From chef Steven Satterfield of Miller Union, Atlanta, Georgia (adapted from Root to Leaf by Steven Satterfield, HarperWave 2015 )
1½ cups unbleached all-purpose flour (can substitute whole-wheat flour for half of flour), plus more for work surface
1 teaspoon fine sea salt
1 teaspoon active dry yeast
½ cup water, lukewarm
3 tablespoons olive oil, divided
In small bowl, combine yeast and water and set aside for 1 minute.
Meanwhile, in large bowl, combine flour and salt.
Gently stir 2 tablespoons of the olive oil into yeast mixture, then add liquid to flour-salt mixture. Using a sturdy spoon, stir dough until just combined.
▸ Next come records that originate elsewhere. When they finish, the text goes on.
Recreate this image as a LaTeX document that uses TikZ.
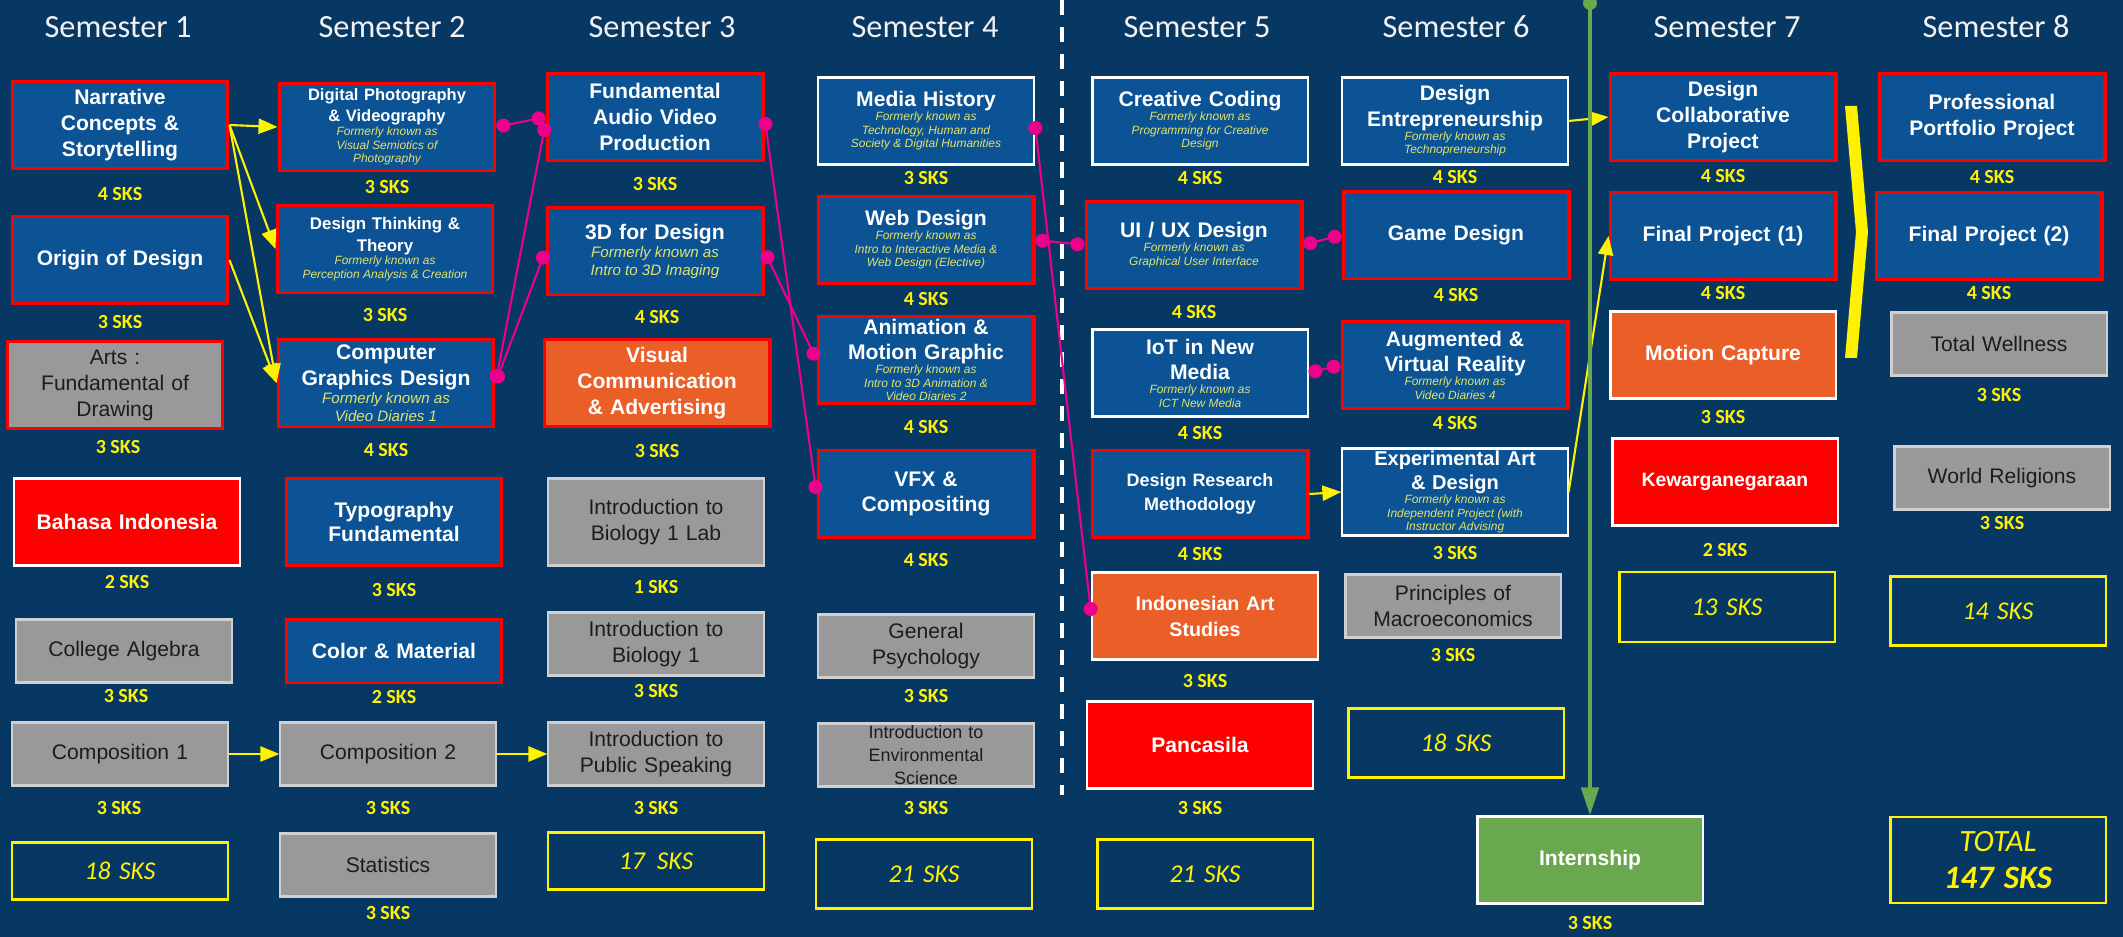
\documentclass[tikz,border=0pt]{standalone}
\usepackage{fontspec}
\setmainfont{Liberation Sans}
\newfontfamily\carl{Carlito}
\usepackage{tikz}
\usetikzlibrary{arrows.meta,calc}
\definecolor{bg}{HTML}{073763}
\definecolor{boxblue}{HTML}{0B5394}
\definecolor{boxgray}{HTML}{999999}
\definecolor{boxorange}{HTML}{EA5E28}
\definecolor{boxgreen}{HTML}{6AA84F}
\definecolor{fkacol}{HTML}{E2E36B}
\definecolor{hdrcol}{HTML}{F2F2F2}
\definecolor{lightline}{HTML}{D0D0D0}
\definecolor{graytext}{HTML}{1C1C1C}

\newcommand{\fka}[1]{{\fontsize{3.4}{3.9}\selectfont\spaceskip=.278em\mdseries\itshape\color{fkacol}#1\par}}
\newcommand{\fkb}[1]{{\fontsize{4.3}{5.1}\selectfont\spaceskip=.278em\mdseries\itshape\color{fkacol}#1\par}}

\begin{document}
\begin{tikzpicture}[x=0.01cm, y=-0.01cm,
	box/.style={minimum width=2.15cm, minimum height=0.87cm, text width=2.07cm, inner sep=0pt, align=center, font=\fontsize{6}{7.3}\selectfont\bfseries},
	low/.style={minimum height=0.63cm},
	wide/.style={minimum width=2.25cm, text width=2.17cm},
	core/.style={box, fill=boxblue, draw=red, line width=1.1pt, text=white},
	plain/.style={box, draw=white, line width=0.6pt, text=white},
	elect/.style={plain, fill=boxblue},
	artbox/.style={plain, fill=boxorange},
	natl/.style={plain, fill=red},
	gen/.style={box, fill=boxgray, draw=lightline, line width=0.6pt, text=graytext, font=\fontsize{6}{7.4}\selectfont},
	gencore/.style={gen, draw=red, line width=1.1pt},
	totbox/.style={draw=yellow, line width=0.6pt, minimum width=2.15cm, minimum height=0.69cm, text width=2.07cm, inner sep=0pt, align=center, text=yellow, font=\carl\itshape\fontsize{7.3}{9}\selectfont},
	sks/.style={text=yellow, inner sep=0pt, font=\carl\bfseries\fontsize{5.7}{7}\selectfont},
	hdr/.style={text=hdrcol, inner sep=0pt, font=\carl\fontsize{9.2}{11}\selectfont},
	link/.style={draw=yellow, line width=0.6pt, -{Triangle[length=5.4pt, width=4.3pt]}},
	pre/.style={draw=magenta, line width=0.6pt, {Circle[length=4pt]}-{Circle[length=4pt]}}]
	\useasboundingbox[fill=bg] (0,0) rectangle (2123,937);

	% Semester 1
	\node[hdr] (hdr1) at (118,27) {Semester 1};
	\node[core] (narr) at (120,125) {Narrative\\ Concepts \&\\ Storytelling};
	\node[sks] (narr-s) at (120,194) {4 SKS};
	\node[core] (origin) at (120,260) {Origin of Design};
	\node[sks] (origin-s) at (120,322) {3 SKS};
	\node[gencore] (arts) at (115,385) {Arts :\\ Fundamental of\\ Drawing};
	\node[sks] (arts-s) at (118,447) {3 SKS};
	\node[natl, wide] (bahasa) at (127,522) {Bahasa Indonesia};
	\node[sks] (bahasa-s) at (127,582) {2 SKS};
	\node[gen, low] (algebra) at (124,651) {College Algebra};
	\node[sks] (algebra-s) at (126,696) {3 SKS};
	\node[gen, low] (comp1) at (120,754) {Composition 1};
	\node[sks] (comp1-s) at (119,808) {3 SKS};
	\node[totbox, minimum height=0.57cm] (tot1) at (120,871) {18 SKS};

	% Semester 2
	\node[hdr] (hdr2) at (392,27) {Semester 2};
	\node[core, font=\fontsize{4.7}{6}\selectfont\bfseries] (digphoto) at (387,127) {Digital Photography\\ \& Videography\par\fka{Formerly known as\\ Visual Semiotics of\\ Photography}};
	\node[sks] (digphoto-s) at (387,187) {3 SKS};
	\node[core, font=\fontsize{4.8}{6.3}\selectfont\bfseries] (dthink) at (385,249) {Design Thinking \&\\ Theory\par\fka{Formerly known as\\ Perception Analysis \& Creation}};
	\node[sks] (dthink-s) at (385,315) {3 SKS};
	\node[core] (cgd) at (386,383) {Computer\\ Graphics Design\par\fkb{Formerly known as\\ Video Diaries 1}};
	\node[sks] (cgd-s) at (386,450) {4 SKS};
	\node[core, font=\fontsize{6}{6.6}\selectfont\bfseries] (typo) at (394,522) {Typography\\ Fundamental};
	\node[sks] (typo-s) at (394,590) {3 SKS};
	\node[core, low] (color) at (394,651) {Color \& Material};
	\node[sks] (color-s) at (394,697) {2 SKS};
	\node[gen, low] (comp2) at (388,754) {Composition 2};
	\node[sks] (comp2-s) at (388,808) {3 SKS};
	\node[gen, low] (stats) at (388,865) {Statistics};
	\node[sks] (stats-s) at (388,913) {3 SKS};

	% Semester 3
	\node[hdr] (hdr3) at (662,27) {Semester 3};
	\node[core] (fav) at (655,117) {Fundamental\\ Audio Video\\ Production};
	\node[sks] (fav-s) at (655,184) {3 SKS};
	\node[core] (d3) at (655,251) {3D for Design\par\fkb{Formerly known as\\ Intro to 3D Imaging}};
	\node[sks] (d3-s) at (657,317) {4 SKS};
	\node[artbox, wide, draw=red, line width=1.1pt] (viscom) at (657,383) {Visual\\ Communication\\ \& Advertising};
	\node[sks] (viscom-s) at (657,451) {3 SKS};
	\node[gen] (bio1lab) at (656,522) {Introduction to\\ Biology 1 Lab};
	\node[sks] (bio1lab-s) at (656,587) {1 SKS};
	\node[gen, low] (bio1) at (656,644) {Introduction to\\ Biology 1};
	\node[sks] (bio1-s) at (656,691) {3 SKS};
	\node[gen, low] (speak) at (656,754) {Introduction to\\ Public Speaking};
	\node[sks] (speak-s) at (656,808) {3 SKS};
	\node[totbox, minimum height=0.57cm] (tot3) at (656,861) {17\kern1pt\ SKS};

	% Semester 4
	\node[hdr] (hdr4) at (925,27) {Semester 4};
	\node[elect] (media) at (926,121) {Media History\par\fka{Formerly known as\\ Technology, Human and\\ Society \& Digital Humanities}};
	\node[sks] (media-s) at (926,178) {3 SKS};
	\node[core] (web) at (926,240) {Web Design\par\fka{Formerly known as\\ Intro to Interactive Media \&\\ Web Design (Elective)}};
	\node[sks] (web-s) at (926,299) {4 SKS};
	\node[core] (anim) at (926,360) {Animation \&\\ Motion Graphic\par\fka{Formerly known as\\ Intro to 3D Animation \&\\ Video Diaries 2}};
	\node[sks] (anim-s) at (926,427) {4 SKS};
	\node[core] (vfx) at (926,494) {VFX \&\\ Compositing};
	\node[sks] (vfx-s) at (926,560) {4 SKS};
	\node[gen, low] (genpsy) at (926,646) {General\\ Psychology};
	\node[sks] (genpsy-s) at (926,696) {3 SKS};
	\node[gen, low, font=\fontsize{5.1}{6.6}\selectfont] (envsci) at (926,755) {Introduction to\\ Environmental\\ Science};
	\node[sks] (envsci-s) at (926,808) {3 SKS};
	\node[totbox] (tot4) at (924,874) {21 SKS};

	\draw[white, line width=1.1pt, dash pattern=on 4.3pt off 3.4pt] (1062,0) -- (1062,795);

	% Semester 5
	\node[hdr] (hdr5) at (1197,27) {Semester 5};
	\node[elect] (cc) at (1200,121) {Creative Coding\par\fka{Formerly known as\\ Programming for Creative\\ Design}};
	\node[sks] (cc-s) at (1200,178) {4 SKS};
	\node[core] (uiux) at (1194,245) {UI / UX Design\par\fka{Formerly known as\\ Graphical User Interface}};
	\node[sks] (uiux-s) at (1194,312) {4 SKS};
	\node[elect] (iot) at (1200,373) {IoT in New\\ Media\par\fka{Formerly known as\\ ICT New Media}};
	\node[sks] (iot-s) at (1200,433) {4 SKS};
	\node[core, font=\fontsize{5.1}{6.6}\selectfont\bfseries] (drm) at (1200,494) {Design Research\\ Methodology};
	\node[sks] (drm-s) at (1200,554) {4 SKS};
	\node[artbox, wide, font=\fontsize{5.6}{7.4}\selectfont\bfseries] (ias) at (1205,616) {Indonesian Art\\ Studies};
	\node[sks] (ias-s) at (1205,681) {3 SKS};
	\node[natl, wide] (panc) at (1200,745) {Pancasila};
	\node[sks] (panc-s) at (1200,808) {3 SKS};
	\node[totbox] (tot5) at (1205,874) {21 SKS};

	% Semester 6
	\node[hdr] (hdr6) at (1456,27) {Semester 6};
	\node[elect, wide] (dent) at (1455,121) {Design\\ Entrepreneurship\par\fka{Formerly known as\\ Technopreneurship}};
	\node[sks] (dent-s) at (1455,177) {4 SKS};
	\node[core, wide] (game) at (1456,235) {Game Design};
	\node[sks] (game-s) at (1456,295) {4 SKS};
	\node[core, wide] (arvr) at (1455,365) {Augmented \&\\ Virtual Reality\par\fka{Formerly known as\\ Video Diaries 4}};
	\node[sks] (arvr-s) at (1455,423) {4 SKS};
	\node[elect, wide, font=\fontsize{5.7}{7}\selectfont\bfseries] (expart) at (1455,492) {Experimental Art\\ \& Design\par\fka{Formerly known as\\ Independent Project (with\\ Instructor Advising}};
	\node[sks] (expart-s) at (1455,553) {3 SKS};
	\node[gen, low] (macro) at (1453,606) {Principles of\\ Macroeconomics};
	\node[sks] (macro-s) at (1453,655) {3 SKS};
	\node[totbox] (tot6) at (1456,743) {18 SKS};
	\node[plain, wide, fill=boxgreen] (intern) at (1590,860) {Internship};
	\node[sks] (intern-s) at (1590,923) {3 SKS};

	% Semester 7
	\node[hdr] (hdr7) at (1727,27) {Semester 7};
	\node[core, wide] (dcp) at (1723,117) {Design\\ Collaborative\\ Project};
	\node[sks] (dcp-s) at (1723,176) {4 SKS};
	\node[core, wide] (fp1) at (1723,236) {Final Project (1)};
	\node[sks] (fp1-s) at (1723,293) {4 SKS};
	\node[artbox, wide] (mocap) at (1723,355) {Motion Capture};
	\node[sks] (mocap-s) at (1723,417) {3 SKS};
	\node[natl, wide, font=\fontsize{5.5}{7}\selectfont\bfseries] (kewar) at (1725,482) {Kewarganegaraan};
	\node[sks] (kewar-s) at (1725,550) {2 SKS};
	\node[totbox, minimum height=0.7cm] (tot7) at (1727,607) {13 SKS};

	% Semester 8
	\node[hdr] (hdr8) at (1996,27) {Semester 8};
	\node[core, wide] (ppp) at (1992,117) {Professional\\ Portfolio Project};
	\node[sks] (ppp-s) at (1992,177) {4 SKS};
	\node[core, wide] (fp2) at (1989,236) {Final Project (2)};
	\node[sks] (fp2-s) at (1989,293) {4 SKS};
	\node[gen, low] (wellness) at (1999,344) {Total Wellness};
	\node[sks] (wellness-s) at (1999,395) {3 SKS};
	\node[gen, low] (worldrel) at (2002,478) {World Religions};
	\node[sks] (worldrel-s) at (2002,523) {3 SKS};
	\node[totbox] (tot8) at (1998,611) {14 SKS};
	\node[totbox, minimum height=0.86cm, font=\carl\itshape\fontsize{8.8}{10.4}\selectfont] (total) at (1998,860) {TOTAL\\ {\bfseries\fontsize{9.3}{10.4}\selectfont 147 SKS}};

	% prerequisites
	\draw[link] (narr.east) -- (digphoto.west);
	\draw[link] (narr.east) -- (dthink.west);
	\draw[link] (narr.east) -- (cgd.west);
	\draw[link] (origin.east) -- (cgd.west);
	\draw[link] (comp1) -- (comp2);
	\draw[link] (comp2) -- (speak);
	\draw[link] (drm.east) -- (expart.west);
	\draw[link] (dent.east) -- (dcp.west);
	\draw[link] (expart.east) -- (fp1.west);
%	\draw[link] (fp1.east) -- (fp2.west);
	\fill[yellow] (1845,106) -- (1857,106) -- (1868,232) -- (1857,358) -- (1845,358) -- (1856,232) -- cycle;

	\draw[pre] (digphoto.east) -- (fav.west);
	\draw[pre] (cgd.east) -- ($(fav.west)+(0,6)$);
	\draw[pre] (cgd.east) -- (d3.west);
	\draw[pre] (fav.east) -- (vfx.west);
	\draw[pre] (d3.east) -- (anim.west);
	\draw[pre] (media.east) -- (ias.west);
	\draw[pre] (web.east) -- (uiux.west);
	\draw[pre] (uiux.east) -- (game.west);
	\draw[pre] (iot.east) -- (arvr.west);

	\coordinate (gtop) at (1590,3);
	\draw[boxgreen, line width=1pt, -{Triangle[length=8pt, width=5pt]}] (gtop) -- (intern.north);
	\fill[boxgreen] (gtop) circle (7);
\end{tikzpicture}
\end{document}
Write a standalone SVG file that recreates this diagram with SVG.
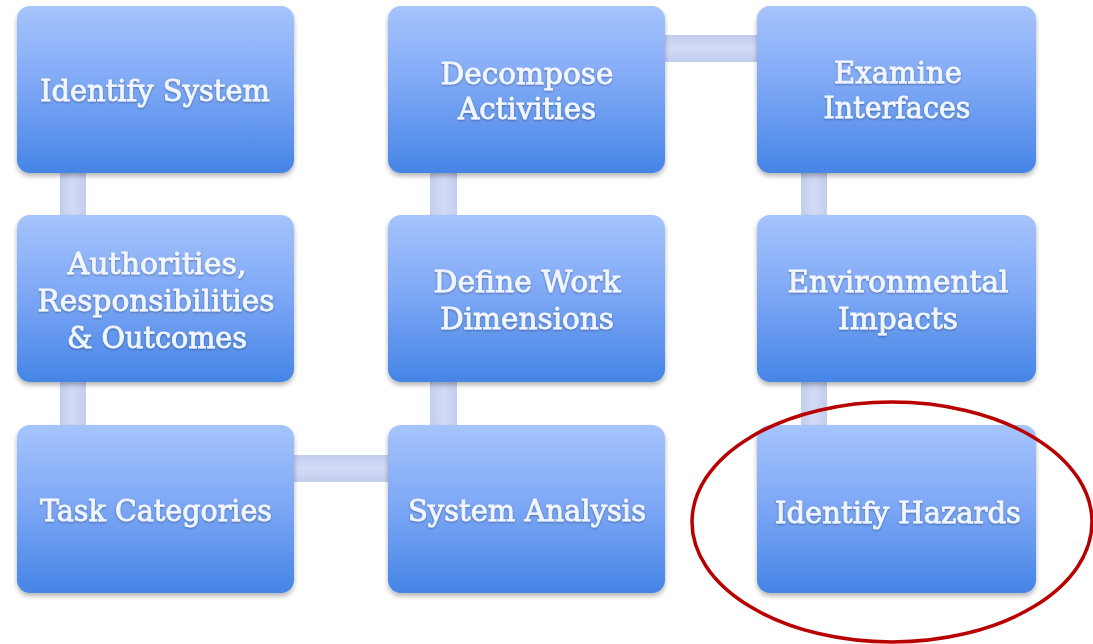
<svg xmlns="http://www.w3.org/2000/svg" width="1093" height="644" viewBox="0 0 1093 644">
  <defs>
    <linearGradient id="boxFill" x1="0" y1="0" x2="0" y2="1">
      <stop offset="0" stop-color="#a6c4fc"/>
      <stop offset="0.45" stop-color="#80a9f6"/>
      <stop offset="1" stop-color="#4585e6"/>
    </linearGradient>
    <linearGradient id="linkV" x1="0" y1="0" x2="1" y2="0">
      <stop offset="0" stop-color="#c2cdef"/>
      <stop offset="0.5" stop-color="#d3dbf5"/>
      <stop offset="1" stop-color="#c2cdef"/>
    </linearGradient>
    <linearGradient id="linkH" x1="0" y1="0" x2="0" y2="1">
      <stop offset="0" stop-color="#c2cdef"/>
      <stop offset="0.5" stop-color="#d3dbf5"/>
      <stop offset="1" stop-color="#c2cdef"/>
    </linearGradient>
    <filter id="shadow" x="-10%" y="-10%" width="120%" height="125%">
      <feGaussianBlur in="SourceAlpha" stdDeviation="2.5"/>
      <feOffset dy="3"/>
      <feComponentTransfer><feFuncA type="linear" slope="0.3"/></feComponentTransfer>
      <feMerge><feMergeNode/><feMergeNode in="SourceGraphic"/></feMerge>
    </filter>
    <filter id="txtShadow" x="-5%" y="-20%" width="110%" height="150%">
      <feGaussianBlur in="SourceAlpha" stdDeviation="1"/>
      <feOffset dy="1"/>
      <feComponentTransfer><feFuncA type="linear" slope="0.35"/></feComponentTransfer>
      <feMerge><feMergeNode/><feMergeNode in="SourceGraphic"/></feMerge>
    </filter>
  </defs>
  <style>
    .box { fill: url(#boxFill); filter: url(#shadow); }
    .lbl { font-family: "DejaVu Serif", "Liberation Serif", serif; font-size: 29px; fill: #f1f6ff; stroke: #f1f6ff; stroke-width: 0.8px; text-anchor: middle; filter: url(#txtShadow); }
    .v { fill: url(#linkV); }
    .h { fill: url(#linkH); }
  </style>
  <rect width="1093" height="644" fill="#ffffff"/>

  <!-- connectors -->
  <g id="connectors">
    <rect class="v" x="60" y="170" width="26" height="50"/>
    <rect class="v" x="60" y="380" width="26" height="50"/>
    <rect class="h" x="290" y="455" width="102" height="27"/>
    <rect class="v" x="430" y="378" width="27" height="52"/>
    <rect class="v" x="430" y="170" width="27" height="50"/>
    <rect class="h" x="660" y="35" width="102" height="27"/>
    <rect class="v" x="801" y="170" width="26" height="50"/>
    <rect class="v" x="801" y="380" width="26" height="50"/>
  </g>

  <!-- column 1 -->
  <g id="identify-system">
    <rect class="box" x="17" y="6" width="277" height="167" rx="13"/>
    <text class="lbl" x="155" y="101" textLength="230" lengthAdjust="spacingAndGlyphs">Identify System</text>
  </g>
  <g id="authorities">
    <rect class="box" x="17" y="215" width="277" height="167" rx="13"/>
    <text class="lbl" x="157" y="274" textLength="179" lengthAdjust="spacingAndGlyphs">Authorities,</text>
    <text class="lbl" x="156" y="311" textLength="237" lengthAdjust="spacingAndGlyphs">Responsibilities</text>
    <text class="lbl" x="157" y="348" textLength="180" lengthAdjust="spacingAndGlyphs">&amp; Outcomes</text>
  </g>
  <g id="task-categories">
    <rect class="box" x="17" y="425" width="277" height="168" rx="13"/>
    <text class="lbl" x="156" y="521" textLength="232" lengthAdjust="spacingAndGlyphs">Task Categories</text>
  </g>

  <!-- column 2 -->
  <g id="decompose-activities">
    <rect class="box" x="388" y="6" width="277" height="167" rx="13"/>
    <text class="lbl" x="527" y="84" textLength="173" lengthAdjust="spacingAndGlyphs">Decompose</text>
    <text class="lbl" x="527" y="119" textLength="138" lengthAdjust="spacingAndGlyphs">Activities</text>
  </g>
  <g id="define-work-dimensions">
    <rect class="box" x="388" y="215" width="277" height="167" rx="13"/>
    <text class="lbl" x="527" y="292" textLength="187" lengthAdjust="spacingAndGlyphs">Define Work</text>
    <text class="lbl" x="527" y="329" textLength="174" lengthAdjust="spacingAndGlyphs">Dimensions</text>
  </g>
  <g id="system-analysis">
    <rect class="box" x="388" y="425" width="277" height="168" rx="13"/>
    <text class="lbl" x="527" y="521" textLength="238" lengthAdjust="spacingAndGlyphs">System Analysis</text>
  </g>

  <!-- column 3 -->
  <g id="examine-interfaces">
    <rect class="box" x="757" y="6" width="279" height="167" rx="13"/>
    <text class="lbl" x="898" y="83" textLength="128" lengthAdjust="spacingAndGlyphs">Examine</text>
    <text class="lbl" x="897" y="118" textLength="147" lengthAdjust="spacingAndGlyphs">Interfaces</text>
  </g>
  <g id="environmental-impacts">
    <rect class="box" x="757" y="215" width="279" height="167" rx="13"/>
    <text class="lbl" x="898" y="292" textLength="221" lengthAdjust="spacingAndGlyphs">Environmental</text>
    <text class="lbl" x="898" y="329" textLength="120" lengthAdjust="spacingAndGlyphs">Impacts</text>
  </g>
  <g id="identify-hazards">
    <rect class="box" x="757" y="425" width="279" height="168" rx="13"/>
    <text class="lbl" x="898" y="523" textLength="246" lengthAdjust="spacingAndGlyphs">Identify Hazards</text>
  </g>

  <!-- highlight ring -->
  <ellipse id="highlight" cx="892" cy="522" rx="200" ry="120" fill="none" stroke="#b80000" stroke-width="3.5"/>
</svg>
Transfer dough to a floured surface, and knead until a cohesive ball forms. (If dough is difficult to work with, cover with a large bowl and allow let rest for a few minutes.) Transfer to a large bowl and drizzle remaining 1 tablespoon olive oil over top. Coat completely, then cover bowl with plastic wrap and let dough rise at room temperature until it has doubled in size, approximately 1 hour.
Place dough back onto floured surface and, with palms of your hands, punch out air from dough. Form it into a ball and return to bowl. Cover and set aside for 20 to 25 minutes to rest. Return to floured surface one more time to roll out.